On 01/13/2012 12:00 PM, Ilija Kocho wrote:
Hi colleagues
Our GCC 4.3.2 is ageing and perhaps we should consider an upgrade.
My motive is it's lacking of support for Cortex-M4 SIMD (aka DSP) and
FPU instructions, but I think that other architectures shall gain from
newer compiler too. I have made some signal processing tests with GCC
4.6.2 against current eCos compiler and they show performance gain
even with Cortex-M3 setting, though moderate. Performance is
considerable when Cortex-M4 setting is selected and is tremendous, as
expected, when SIMD are used. Recently introduced Cortex-M products
with FPU (Kinetis K70, K61, STM32F4) will further emphasise the benefit.
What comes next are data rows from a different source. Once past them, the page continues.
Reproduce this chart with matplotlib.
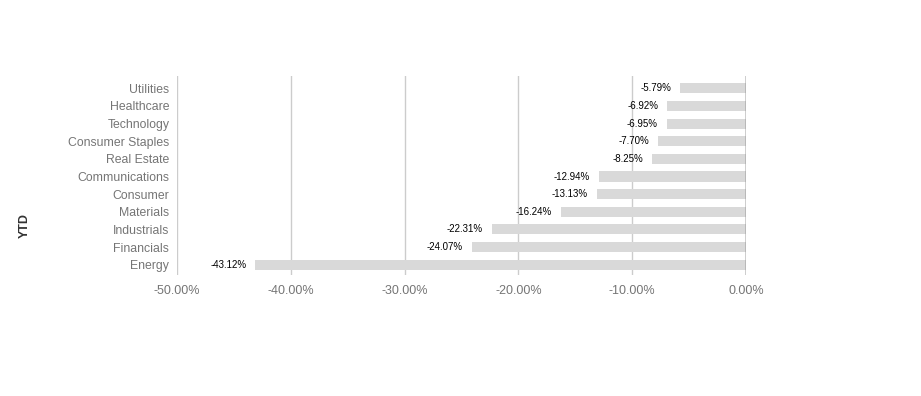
import matplotlib
matplotlib.use("Agg")
import matplotlib.pyplot as plt
from matplotlib.ticker import FuncFormatter

categories = ["Utilities", "Healthcare", "Technology", "Consumer Staples", "Real Estate",
              "Communications", "Consumer", "Materials", "Industrials", "Financials", "Energy"]
values = [-5.79, -6.92, -6.95, -7.70, -8.25, -12.94, -13.13, -16.24, -22.31, -24.07, -43.12]
xticks = [-50, -40, -30, -20, -10, 0]

plt.rcParams['font.family'] = ['Liberation Sans', 'DejaVu Sans']

fig = plt.figure(figsize=(9.21, 3.96), dpi=100)
ax = fig.add_axes([177/921, 1 - 275/396, (746 - 177)/921, (275 - 76)/396])
ax.set_axisbelow(True)

y = list(range(len(categories)))
ax.barh(y, values, height=0.57, color="#d9d9d9", zorder=2)
for yi, v in zip(y, values):
    ax.annotate(f"{v:.2f}%", xy=(v, yi), xytext=(-6.5, 0), textcoords="offset points",
                ha="right", va="center", fontsize=7, color="#000000", zorder=4)

ax.set_ylim(10.585, -0.7)
ax.set_xlim(-50, 0)
ax.set_yticks(y)
ax.set_yticklabels(categories, fontsize=8.8, color="#757575")
ax.set_xticks(xticks)
ax.xaxis.set_major_formatter(FuncFormatter(lambda v, p: f"{v:.2f}%"))
ax.tick_params(axis="x", labelsize=9, colors="#757575", length=0, pad=7)
ax.tick_params(axis="y", length=0, pad=5.5)
for s in ax.spines.values():
    s.set_visible(False)
ax.grid(axis="x", color="#cccccc", linewidth=1)
ax.axvline(0, color="#333333", linewidth=1, zorder=3)

fig.text(25/921, 1 - 226/396, "YTD", rotation=90, ha="center", va="center",
         fontsize=9, fontweight="bold", color="#333333")

fig.savefig("out.png", dpi=100)
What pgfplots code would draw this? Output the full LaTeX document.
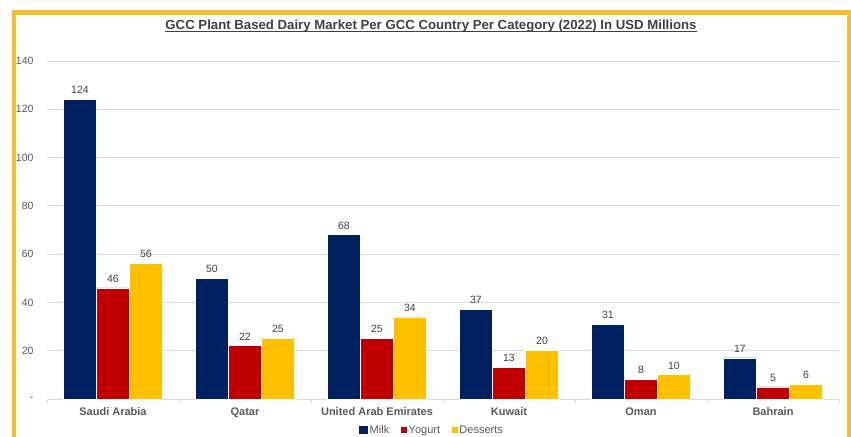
\documentclass[border=0pt]{standalone}
\usepackage{pgfplots}
\pgfplotsset{compat=1.18}
\usepackage{fontspec}
\setmainfont{Liberation Sans}
\definecolor{milk}{HTML}{002060}
\definecolor{yog}{HTML}{C00000}
\definecolor{des}{HTML}{FFC000}
\definecolor{gold}{HTML}{F0C02E}
\definecolor{gridc}{HTML}{D9D9D9}
\definecolor{txt}{HTML}{595959}
\definecolor{ttl}{HTML}{404040}
\begin{document}
\begin{tikzpicture}
\path[use as bounding box] (0,0) rectangle (851bp,437bp);
\draw[gold, line width=4.5bp, line join=miter] (14bp,-10bp) -- (14bp,424.5bp) -- (849bp,424.5bp) -- (849bp,-10bp);
\node[inner sep=0pt, text=ttl, font=\fontsize{13.2bp}{15bp}\selectfont\bfseries, anchor=base] (t) at (431bp,407.5bp) {GCC Plant Based Dairy Market Per GCC Country Per Category (2022) In USD Millions};
\draw[ttl, line width=1bp] ([yshift=-2.2bp]t.base west) -- ([yshift=-2.2bp]t.base east);
\begin{axis}[
  /pgf/number format/assume math mode=true,
  at={(47bp,38bp)}, anchor=south west,
  scale only axis, width=792bp, height=338bp,
  ymin=0, ymax=140, xmin=-0.5, xmax=5.5,
  ybar=0pt, bar width=33bp,
  axis x line=bottom, axis y line=left,
  x axis line style={draw=gridc, line width=0.8bp, -},
  y axis line style={draw=none},
  ymajorgrids, grid style={draw=gridc, line width=0.8bp},
  ytick={0,20,...,140}, yticklabels={{-\hspace{7bp}},20,40,60,80,100,120,140},
  major tick length=0pt,
  xtick={0,...,5},
  xticklabels={Saudi Arabia,Qatar,United Arab Emirates,Kuwait,Oman,Bahrain},
  minor xtick={-0.5,0.5,...,5.5}, minor tick length=4bp, tick align=outside,
  every minor tick/.append style={draw=gridc, line width=0.8bp},
  xticklabel style={font=\fontsize{11bp}{13bp}\selectfont\bfseries, text=txt, yshift=-5bp},
  yticklabel style={font=\fontsize{10.5bp}{12bp}\selectfont, text=txt, xshift=-10bp},
  every axis plot/.append style={draw=white, line width=0.8bp},
  nodes near coords,
  every node near coord/.append style={font=\fontsize{10.5bp}{12bp}\selectfont, text=ttl, yshift=2bp},
  legend style={draw=none, fill=none, at={(0.486,-0.0917)}, anchor=center, font=\fontsize{11bp}{13bp}\selectfont, text=txt, /tikz/every even column/.append style={column sep=10bp}},
  legend columns=-1,
  clip=false,
]
\addplot[fill=milk, legend image code/.code={\fill[milk] (0bp,-3.7bp) rectangle (8bp,3.7bp);}] coordinates {(0,124) (1,50) (2,68) (3,37) (4,31) (5,17)};
\addplot[fill=yog, legend image code/.code={\fill[yog] (2bp,-2.3bp) rectangle (6.6bp,2.3bp);}] coordinates {(0,46) (1,22) (2,25) (3,13) (4,8) (5,5)};
\addplot[fill=des, legend image code/.code={\fill[des] (2bp,-2.3bp) rectangle (6.6bp,2.3bp);}] coordinates {(0,56) (1,25) (2,34) (3,20) (4,10) (5,6)};
\legend{Milk,Yogurt,Desserts}
\end{axis}
\end{tikzpicture}
\end{document}
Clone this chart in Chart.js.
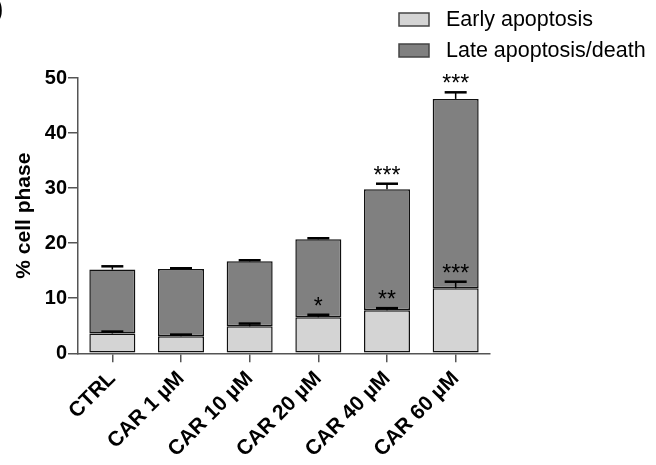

Another reason, maybe not so important, is that GCC 4.3 is not
officially supported any more.
Regarding this, I state my wish that we move to the latest stable GCC
release, that is at present rel. 4.6.2, accompanied with respective
binutils. I have tested binutils 2.21 but in meantime 2.22 has been
released. Of course, the list wouldn't be complete without the latest
GDB.
Looking forward for your comments.
Ilija
I'm all for it. I've been using 4.6.2 for the last few months for ARM
(EABI, of course) and i386. The 4.3 compilers wouldn't compile some of
the libraries that I use and I didn't want to back port them to an old
compiler. I used binutils 2.21.1.
So far I've been very happy, but I was mostly concerned with language
features. The additional Cortex support sells it, though. I'm just
starting to start shopping around for a Cortex-M3 for my next project.